There were some influences of Nazism on the Ustasha national program, like anti-Semitism and the struggle against Gypsies, but they didn’t play such an essential role and never became a central element in Ustasha ideology. Jews and Gypsies were defined as non-Aryans and were persecuted as racially inferior and dangerous people. Ustasha Anti-Semitism was more like a manifestation of religious conviction and the number of Jews was too small, to make it a really popular slogan. Anti-Semitism was something the Ustashas accepted from the ideology of National Socialism, but it never became a main element in their ideological system. Racist legislation against the Jewish population imitated the German model and, in fact, was a copy of the Nazi Nuremberg laws of September 1935.

Jews who could prove that they had been active pre-war supporters of Croatian separatists could save themselves and acquire Croatian citizenship. In these cases some of them also acquired the title “honorary Aryan.” But such political loyalty was difficult to prove, and in any case very few non-Croats were sympathetic to the extreme Croatian nationalism of the pre-war period. Most exceptions were made for Jews who were related to members of the Ustasha movement (some leading Ustashas were married to Jewish women.)

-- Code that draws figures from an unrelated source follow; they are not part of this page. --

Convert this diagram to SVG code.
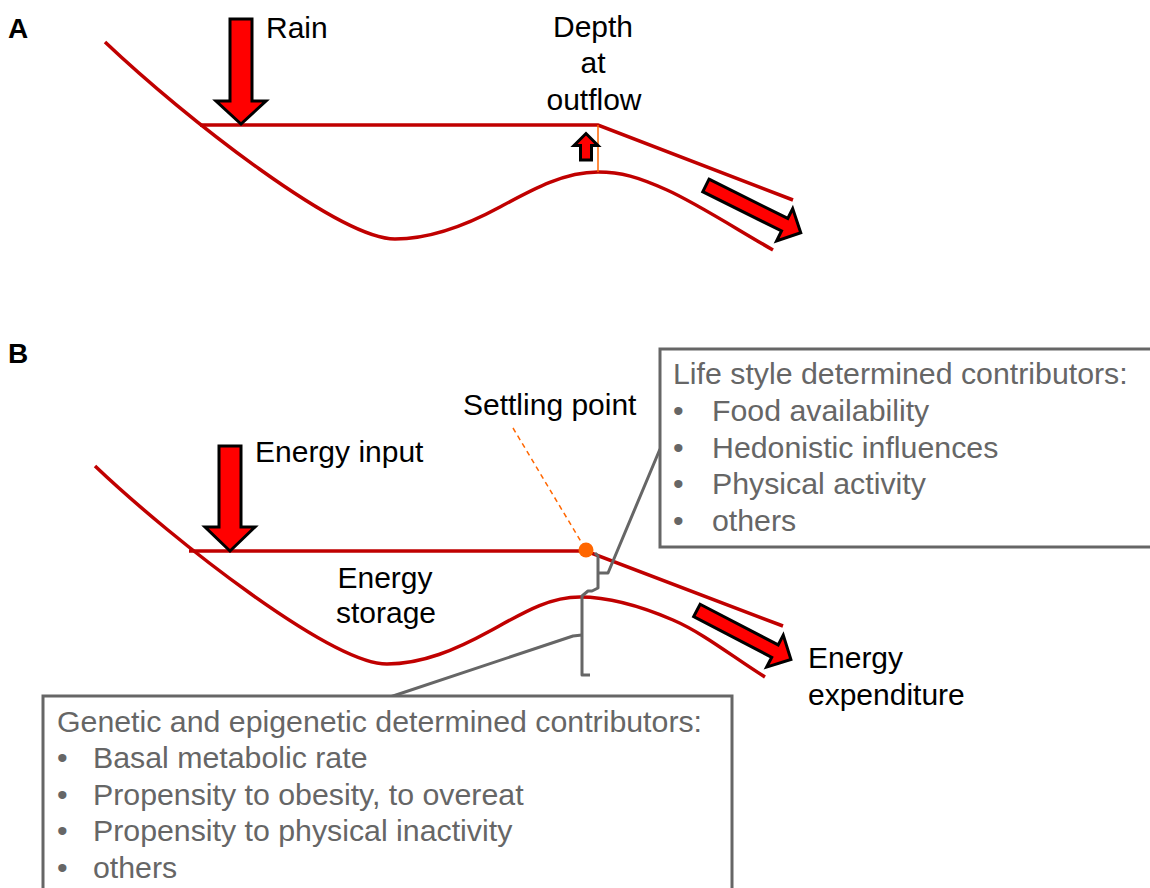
<svg xmlns="http://www.w3.org/2000/svg" width="1150" height="888" viewBox="0 0 1150 888">
<style>
.lbl{font-family:"Liberation Sans",Arial,sans-serif;font-size:30px;fill:#000}
.pl{font-family:"Liberation Sans",Arial,sans-serif;font-size:28px;font-weight:bold;fill:#000}
.box{font-family:"Liberation Sans",Arial,sans-serif;font-size:30.3px;fill:#666}
.red{fill:none;stroke:#C00000;stroke-width:3.5}
.arr{fill:#FF0000;stroke:#000;stroke-width:3;stroke-linejoin:miter}
.gray{fill:none;stroke:#666;stroke-width:3;stroke-linejoin:round}
.frame{fill:#fff;stroke:#666;stroke-width:3}
</style>
<rect width="1150" height="888" fill="#fff"/>

<g id="panelA">
  <text class="pl" x="8" y="38">A</text>
  <g id="A-terrain">
    <path class="red" d="M105,42 C185,118 340,239 395,239 C430,239 465,226 500,207 C535,188 565,172 598,172 C621,172 638,177 667,190 C696,203 738,230 773,250"/>
    <path class="red" d="M200,125 H598 L793,200"/>
    <line x1="598" y1="125" x2="598" y2="172" stroke="#FF6600" stroke-width="1.5"/>
  </g>
  <g id="A-rain">
    <polygon class="arr" points="230,19 252,19 252,101 266,101 241,124 216,101 230,101"/>
    <text class="lbl" x="266" y="38">Rain</text>
  </g>
  <g id="A-depth">
    <polygon class="arr" points="580.5,160 591.5,160 591.5,145.5 598,145.5 586,133.5 574,145.5 580.5,145.5" stroke-width="2.5"/>
    <text class="lbl" text-anchor="middle" x="593" y="37">Depth</text>
    <text class="lbl" text-anchor="middle" x="593" y="73">at</text>
    <text class="lbl" text-anchor="middle" x="594" y="110">outflow</text>
  </g>
  <g id="A-outflow">
    <polygon class="arr" transform="translate(705,185) rotate(26.5)" points="1,-7 89,-7 89,-18 107,0 89,18 89,7 1,7"/>
  </g>
</g>

<g id="panelB">
  <text class="pl" x="8" y="363">B</text>
  <g id="B-terrain">
    <path class="red" d="M95,466 C175,542 332,664 387,664 C422,664 456,649.7 490,631 C524,612.3 549,597 580,597 C611,597 642.2,606.7 673,620 C703.8,633.3 734.3,658 765,677"/>
    <path class="red" d="M189,551 H586 L783,626"/>
  </g>
  <g id="B-input">
    <polygon class="arr" points="219,446 241,446 241,527 255,527 230,551 205,527 219,527"/>
    <text class="lbl" x="255" y="462">Energy input</text>
  </g>
  <g id="B-storage">
    <text class="lbl" text-anchor="middle" x="385" y="588">Energy</text>
    <text class="lbl" text-anchor="middle" x="386" y="623">storage</text>
  </g>
  <g id="B-expenditure">
    <polygon class="arr" transform="translate(696,610) rotate(27.5)" points="1,-7 89,-7 89,-18 107,0 89,18 89,7 1,7"/>
    <text class="lbl" x="808" y="668">Energy</text>
    <text class="lbl" x="808" y="705">expenditure</text>
  </g>
  <g id="B-settling">
    <line x1="513" y1="428" x2="583" y2="545" stroke="#FF6600" stroke-width="1.5" stroke-dasharray="5,4"/>
    <circle cx="586" cy="550" r="7.5" fill="#FF6600"/>
    <text class="lbl" x="463" y="415">Settling point</text>
  </g>
</g>

<g id="connectors">
  <path class="gray" d="M595,553 L598,556 L598,588 L592,591 L588,591 L582,596 L582,675 L590,675"/>
  <path class="gray" d="M598,573 L608,573 L660,449"/>
  <path class="gray" d="M582,635 L573,636 L390,697"/>
</g>

<g id="box-lifestyle">
  <rect class="frame" x="660" y="349" width="500" height="198"/>
  <text class="box" x="673" y="384">Life style determined contributors:</text>
  <text class="box" x="673" y="421">•</text><text class="box" x="712" y="421">Food availability</text>
  <text class="box" x="673" y="458">•</text><text class="box" x="712" y="458">Hedonistic influences</text>
  <text class="box" x="673" y="494">•</text><text class="box" x="712" y="494">Physical activity</text>
  <text class="box" x="673" y="531">•</text><text class="box" x="712" y="531">others</text>
</g>

<g id="box-genetic">
  <rect class="frame" x="43" y="696" width="689" height="210"/>
  <text class="box" x="57" y="732">Genetic and epigenetic determined contributors:</text>
  <text class="box" x="57" y="768">•</text><text class="box" x="93" y="768">Basal metabolic rate</text>
  <text class="box" x="57" y="805">•</text><text class="box" x="93" y="805">Propensity to obesity, to overeat</text>
  <text class="box" x="57" y="841">•</text><text class="box" x="93" y="841">Propensity to physical inactivity</text>
  <text class="box" x="57" y="878">•</text><text class="box" x="93" y="878">others</text>
</g>
</svg>
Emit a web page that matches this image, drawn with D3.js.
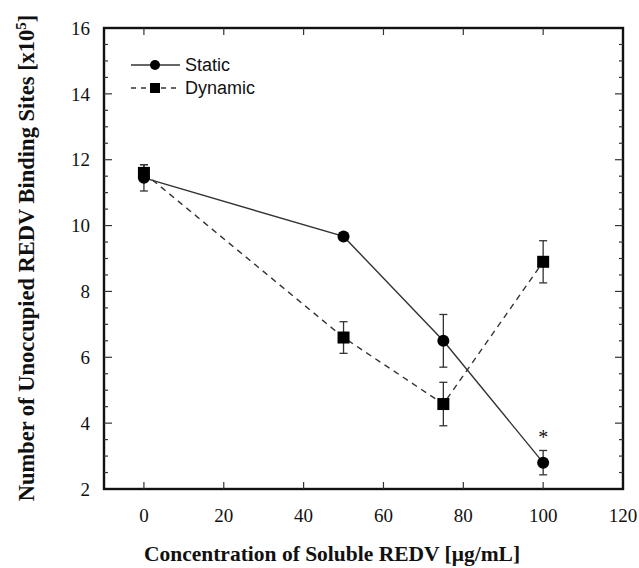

In their activity to create the Croatian national state, the Ustashas accepted extreme methods of struggle and rule, which were widely spread in Europe by Nazi and Italian fascist movements. They saw the contemporary political situation as a struggle for the survival of their nation against all enemies—Serbs, Jews, Gypsies and Communists.

The outbreak of the Second World War and especially the German aggression against Yugoslavia was a real chance for the Ustashas. Germany was the Great Power that destroyed Yugoslavia and created an Independent State of Croatia on its
former territory. But Germany did not intend to give real independence. Croatia had no independent foreign policy.In joint operations with the German army, the Ustasha military units were always under its command. There were also tensions and clashes between the Italian forces and the Ustashas. Even outside their zone of occupation, Italian troops often took over civilian and military power from them.

The Independent State of Croatia was in general chaos—in national, political, social, and economic crisis—and the Ustasha power was entirely supported by German military forces. Neither the Italian nor the German military and political circles believed that their Croatian ally was capable of surviving on its own. This led to the collapse of the Ustasha regime at the end of war simultaneously with the German capitulation. The Ustashas lost not just political power in 1945 but the historical chance for the Croatian people to have their own state for a long period of time. The Yugoslav Communist Party accomplished its long-standing desire, creating a new, federated Yugoslavia. In 1945, the Croatian people lost their brief, although somewhat fictitious state independence and were compelled to enter this new state as a federated republic.